Each entry below should be echoed exactly, with pictures omitted.

--- START Exercise inputs ---

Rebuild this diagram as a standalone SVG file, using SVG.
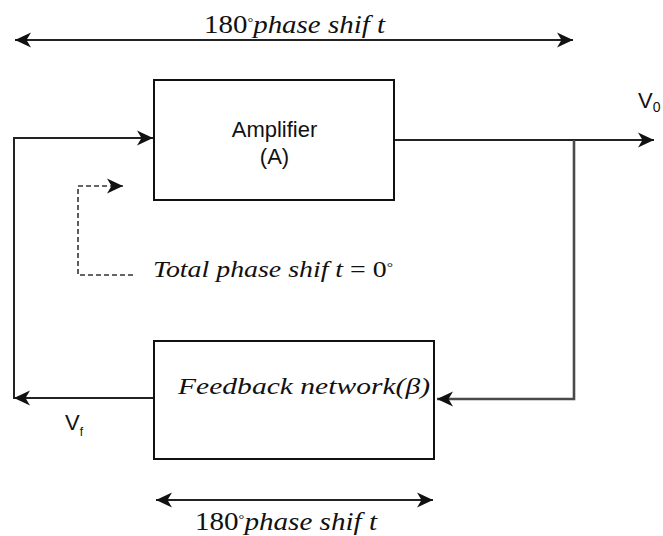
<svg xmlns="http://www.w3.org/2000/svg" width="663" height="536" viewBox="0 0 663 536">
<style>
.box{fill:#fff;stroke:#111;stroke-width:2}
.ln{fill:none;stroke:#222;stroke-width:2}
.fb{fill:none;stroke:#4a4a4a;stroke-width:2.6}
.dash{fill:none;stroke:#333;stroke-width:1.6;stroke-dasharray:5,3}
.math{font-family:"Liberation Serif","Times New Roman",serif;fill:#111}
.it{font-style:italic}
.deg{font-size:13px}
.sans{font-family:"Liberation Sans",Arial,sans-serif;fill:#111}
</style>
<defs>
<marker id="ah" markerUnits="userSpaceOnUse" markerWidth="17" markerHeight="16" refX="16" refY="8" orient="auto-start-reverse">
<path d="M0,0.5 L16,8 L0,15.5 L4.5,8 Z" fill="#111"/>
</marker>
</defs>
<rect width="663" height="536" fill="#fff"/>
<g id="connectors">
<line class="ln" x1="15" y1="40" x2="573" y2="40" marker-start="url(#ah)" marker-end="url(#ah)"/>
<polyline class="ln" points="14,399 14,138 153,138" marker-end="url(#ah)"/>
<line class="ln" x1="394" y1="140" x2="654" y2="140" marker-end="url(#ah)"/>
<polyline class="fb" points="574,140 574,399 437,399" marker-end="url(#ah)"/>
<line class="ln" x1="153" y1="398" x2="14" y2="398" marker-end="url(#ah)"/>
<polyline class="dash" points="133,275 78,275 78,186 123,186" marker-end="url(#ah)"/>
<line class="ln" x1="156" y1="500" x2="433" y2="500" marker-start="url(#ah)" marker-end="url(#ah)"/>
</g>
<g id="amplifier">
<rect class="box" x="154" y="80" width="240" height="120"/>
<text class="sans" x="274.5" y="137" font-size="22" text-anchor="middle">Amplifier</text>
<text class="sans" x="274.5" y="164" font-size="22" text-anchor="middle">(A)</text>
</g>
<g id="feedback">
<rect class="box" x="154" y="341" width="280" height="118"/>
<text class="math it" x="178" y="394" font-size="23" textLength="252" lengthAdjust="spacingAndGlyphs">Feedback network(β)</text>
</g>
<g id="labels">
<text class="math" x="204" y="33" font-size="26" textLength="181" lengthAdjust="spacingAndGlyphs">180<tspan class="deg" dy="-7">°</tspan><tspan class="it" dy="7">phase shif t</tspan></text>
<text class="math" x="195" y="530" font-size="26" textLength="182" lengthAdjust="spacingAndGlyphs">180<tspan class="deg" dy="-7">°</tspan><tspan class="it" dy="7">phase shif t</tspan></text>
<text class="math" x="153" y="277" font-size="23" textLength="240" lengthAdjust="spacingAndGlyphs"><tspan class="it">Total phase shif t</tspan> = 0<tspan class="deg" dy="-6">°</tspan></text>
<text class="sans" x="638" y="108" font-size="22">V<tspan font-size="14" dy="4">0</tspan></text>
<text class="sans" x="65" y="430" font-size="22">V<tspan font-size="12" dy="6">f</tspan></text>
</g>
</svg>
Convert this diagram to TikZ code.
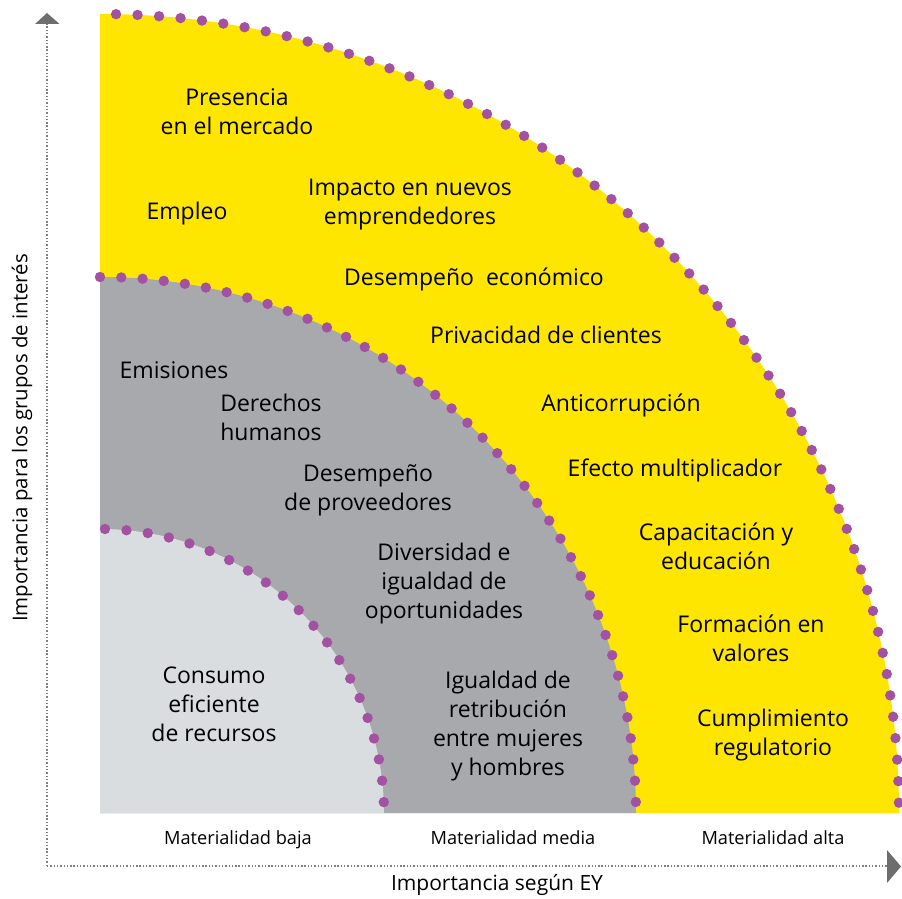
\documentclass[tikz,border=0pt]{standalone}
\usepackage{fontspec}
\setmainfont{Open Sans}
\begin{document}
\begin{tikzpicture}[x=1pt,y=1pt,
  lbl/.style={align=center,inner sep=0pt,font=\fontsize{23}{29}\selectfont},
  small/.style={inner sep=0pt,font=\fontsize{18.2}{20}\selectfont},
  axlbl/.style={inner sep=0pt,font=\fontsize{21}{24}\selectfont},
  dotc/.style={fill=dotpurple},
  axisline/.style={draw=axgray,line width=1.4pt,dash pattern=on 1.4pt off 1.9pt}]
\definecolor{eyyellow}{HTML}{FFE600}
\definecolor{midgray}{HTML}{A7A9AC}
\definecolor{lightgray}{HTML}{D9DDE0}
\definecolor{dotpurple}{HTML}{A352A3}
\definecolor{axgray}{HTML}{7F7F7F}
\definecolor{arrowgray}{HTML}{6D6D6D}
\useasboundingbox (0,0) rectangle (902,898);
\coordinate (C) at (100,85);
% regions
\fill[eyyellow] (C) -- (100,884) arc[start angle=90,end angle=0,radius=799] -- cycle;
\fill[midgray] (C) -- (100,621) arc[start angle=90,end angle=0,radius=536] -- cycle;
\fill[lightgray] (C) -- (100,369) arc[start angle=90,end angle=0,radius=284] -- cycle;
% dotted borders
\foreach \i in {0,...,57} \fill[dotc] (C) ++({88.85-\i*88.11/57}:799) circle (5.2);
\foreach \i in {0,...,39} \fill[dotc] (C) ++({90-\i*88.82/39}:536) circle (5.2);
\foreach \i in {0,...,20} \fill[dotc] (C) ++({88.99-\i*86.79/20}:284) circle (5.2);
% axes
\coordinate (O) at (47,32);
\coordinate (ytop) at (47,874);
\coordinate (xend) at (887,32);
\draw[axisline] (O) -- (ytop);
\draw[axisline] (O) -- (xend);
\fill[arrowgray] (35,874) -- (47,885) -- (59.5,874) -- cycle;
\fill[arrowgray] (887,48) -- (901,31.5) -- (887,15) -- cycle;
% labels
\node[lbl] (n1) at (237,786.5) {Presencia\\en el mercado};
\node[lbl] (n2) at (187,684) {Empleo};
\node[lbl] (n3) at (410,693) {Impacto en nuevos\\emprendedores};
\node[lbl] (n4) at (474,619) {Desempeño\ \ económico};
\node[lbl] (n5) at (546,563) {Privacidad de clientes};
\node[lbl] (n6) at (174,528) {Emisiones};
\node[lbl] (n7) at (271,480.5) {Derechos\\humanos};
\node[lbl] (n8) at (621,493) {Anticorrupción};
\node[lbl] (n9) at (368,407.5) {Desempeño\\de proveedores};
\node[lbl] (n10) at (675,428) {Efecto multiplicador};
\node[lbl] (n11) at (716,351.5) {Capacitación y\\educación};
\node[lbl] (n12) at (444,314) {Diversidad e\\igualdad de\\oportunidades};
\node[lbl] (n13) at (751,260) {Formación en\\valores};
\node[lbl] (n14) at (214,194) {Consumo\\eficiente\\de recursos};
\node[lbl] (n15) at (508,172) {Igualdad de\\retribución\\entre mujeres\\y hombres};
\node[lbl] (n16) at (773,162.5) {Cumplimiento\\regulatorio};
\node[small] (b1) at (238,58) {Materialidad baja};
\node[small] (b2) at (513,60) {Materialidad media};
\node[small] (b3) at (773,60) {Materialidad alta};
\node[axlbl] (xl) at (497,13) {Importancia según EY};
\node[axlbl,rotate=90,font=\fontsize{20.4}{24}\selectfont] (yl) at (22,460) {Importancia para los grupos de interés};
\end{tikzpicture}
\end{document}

--- END Exercise inputs ---

- _Result_
Rebuild this diagram as a standalone SVG file, using SVG.
<svg xmlns="http://www.w3.org/2000/svg" width="663" height="536" viewBox="0 0 663 536">
<style>
.box{fill:#fff;stroke:#111;stroke-width:2}
.ln{fill:none;stroke:#222;stroke-width:2}
.fb{fill:none;stroke:#4a4a4a;stroke-width:2.6}
.dash{fill:none;stroke:#333;stroke-width:1.6;stroke-dasharray:5,3}
.math{font-family:"Liberation Serif","Times New Roman",serif;fill:#111}
.it{font-style:italic}
.deg{font-size:13px}
.sans{font-family:"Liberation Sans",Arial,sans-serif;fill:#111}
</style>
<defs>
<marker id="ah" markerUnits="userSpaceOnUse" markerWidth="17" markerHeight="16" refX="16" refY="8" orient="auto-start-reverse">
<path d="M0,0.5 L16,8 L0,15.5 L4.5,8 Z" fill="#111"/>
</marker>
</defs>
<rect width="663" height="536" fill="#fff"/>
<g id="connectors">
<line class="ln" x1="15" y1="40" x2="573" y2="40" marker-start="url(#ah)" marker-end="url(#ah)"/>
<polyline class="ln" points="14,399 14,138 153,138" marker-end="url(#ah)"/>
<line class="ln" x1="394" y1="140" x2="654" y2="140" marker-end="url(#ah)"/>
<polyline class="fb" points="574,140 574,399 437,399" marker-end="url(#ah)"/>
<line class="ln" x1="153" y1="398" x2="14" y2="398" marker-end="url(#ah)"/>
<polyline class="dash" points="133,275 78,275 78,186 123,186" marker-end="url(#ah)"/>
<line class="ln" x1="156" y1="500" x2="433" y2="500" marker-start="url(#ah)" marker-end="url(#ah)"/>
</g>
<g id="amplifier">
<rect class="box" x="154" y="80" width="240" height="120"/>
<text class="sans" x="274.5" y="137" font-size="22" text-anchor="middle">Amplifier</text>
<text class="sans" x="274.5" y="164" font-size="22" text-anchor="middle">(A)</text>
</g>
<g id="feedback">
<rect class="box" x="154" y="341" width="280" height="118"/>
<text class="math it" x="178" y="394" font-size="23" textLength="252" lengthAdjust="spacingAndGlyphs">Feedback network(β)</text>
</g>
<g id="labels">
<text class="math" x="204" y="33" font-size="26" textLength="181" lengthAdjust="spacingAndGlyphs">180<tspan class="deg" dy="-7">°</tspan><tspan class="it" dy="7">phase shif t</tspan></text>
<text class="math" x="195" y="530" font-size="26" textLength="182" lengthAdjust="spacingAndGlyphs">180<tspan class="deg" dy="-7">°</tspan><tspan class="it" dy="7">phase shif t</tspan></text>
<text class="math" x="153" y="277" font-size="23" textLength="240" lengthAdjust="spacingAndGlyphs"><tspan class="it">Total phase shif t</tspan> = 0<tspan class="deg" dy="-6">°</tspan></text>
<text class="sans" x="638" y="108" font-size="22">V<tspan font-size="14" dy="4">0</tspan></text>
<text class="sans" x="65" y="430" font-size="22">V<tspan font-size="12" dy="6">f</tspan></text>
</g>
</svg>
Convert this diagram to TikZ code.
\documentclass[tikz,border=0pt]{standalone}
\usepackage{fontspec}
\setmainfont{Open Sans}
\begin{document}
\begin{tikzpicture}[x=1pt,y=1pt,
  lbl/.style={align=center,inner sep=0pt,font=\fontsize{23}{29}\selectfont},
  small/.style={inner sep=0pt,font=\fontsize{18.2}{20}\selectfont},
  axlbl/.style={inner sep=0pt,font=\fontsize{21}{24}\selectfont},
  dotc/.style={fill=dotpurple},
  axisline/.style={draw=axgray,line width=1.4pt,dash pattern=on 1.4pt off 1.9pt}]
\definecolor{eyyellow}{HTML}{FFE600}
\definecolor{midgray}{HTML}{A7A9AC}
\definecolor{lightgray}{HTML}{D9DDE0}
\definecolor{dotpurple}{HTML}{A352A3}
\definecolor{axgray}{HTML}{7F7F7F}
\definecolor{arrowgray}{HTML}{6D6D6D}
\useasboundingbox (0,0) rectangle (902,898);
\coordinate (C) at (100,85);
% regions
\fill[eyyellow] (C) -- (100,884) arc[start angle=90,end angle=0,radius=799] -- cycle;
\fill[midgray] (C) -- (100,621) arc[start angle=90,end angle=0,radius=536] -- cycle;
\fill[lightgray] (C) -- (100,369) arc[start angle=90,end angle=0,radius=284] -- cycle;
% dotted borders
\foreach \i in {0,...,57} \fill[dotc] (C) ++({88.85-\i*88.11/57}:799) circle (5.2);
\foreach \i in {0,...,39} \fill[dotc] (C) ++({90-\i*88.82/39}:536) circle (5.2);
\foreach \i in {0,...,20} \fill[dotc] (C) ++({88.99-\i*86.79/20}:284) circle (5.2);
% axes
\coordinate (O) at (47,32);
\coordinate (ytop) at (47,874);
\coordinate (xend) at (887,32);
\draw[axisline] (O) -- (ytop);
\draw[axisline] (O) -- (xend);
\fill[arrowgray] (35,874) -- (47,885) -- (59.5,874) -- cycle;
\fill[arrowgray] (887,48) -- (901,31.5) -- (887,15) -- cycle;
% labels
\node[lbl] (n1) at (237,786.5) {Presencia\\en el mercado};
\node[lbl] (n2) at (187,684) {Empleo};
\node[lbl] (n3) at (410,693) {Impacto en nuevos\\emprendedores};
\node[lbl] (n4) at (474,619) {Desempeño\ \ económico};
\node[lbl] (n5) at (546,563) {Privacidad de clientes};
\node[lbl] (n6) at (174,528) {Emisiones};
\node[lbl] (n7) at (271,480.5) {Derechos\\humanos};
\node[lbl] (n8) at (621,493) {Anticorrupción};
\node[lbl] (n9) at (368,407.5) {Desempeño\\de proveedores};
\node[lbl] (n10) at (675,428) {Efecto multiplicador};
\node[lbl] (n11) at (716,351.5) {Capacitación y\\educación};
\node[lbl] (n12) at (444,314) {Diversidad e\\igualdad de\\oportunidades};
\node[lbl] (n13) at (751,260) {Formación en\\valores};
\node[lbl] (n14) at (214,194) {Consumo\\eficiente\\de recursos};
\node[lbl] (n15) at (508,172) {Igualdad de\\retribución\\entre mujeres\\y hombres};
\node[lbl] (n16) at (773,162.5) {Cumplimiento\\regulatorio};
\node[small] (b1) at (238,58) {Materialidad baja};
\node[small] (b2) at (513,60) {Materialidad media};
\node[small] (b3) at (773,60) {Materialidad alta};
\node[axlbl] (xl) at (497,13) {Importancia según EY};
\node[axlbl,rotate=90,font=\fontsize{20.4}{24}\selectfont] (yl) at (22,460) {Importancia para los grupos de interés};
\end{tikzpicture}
\end{document}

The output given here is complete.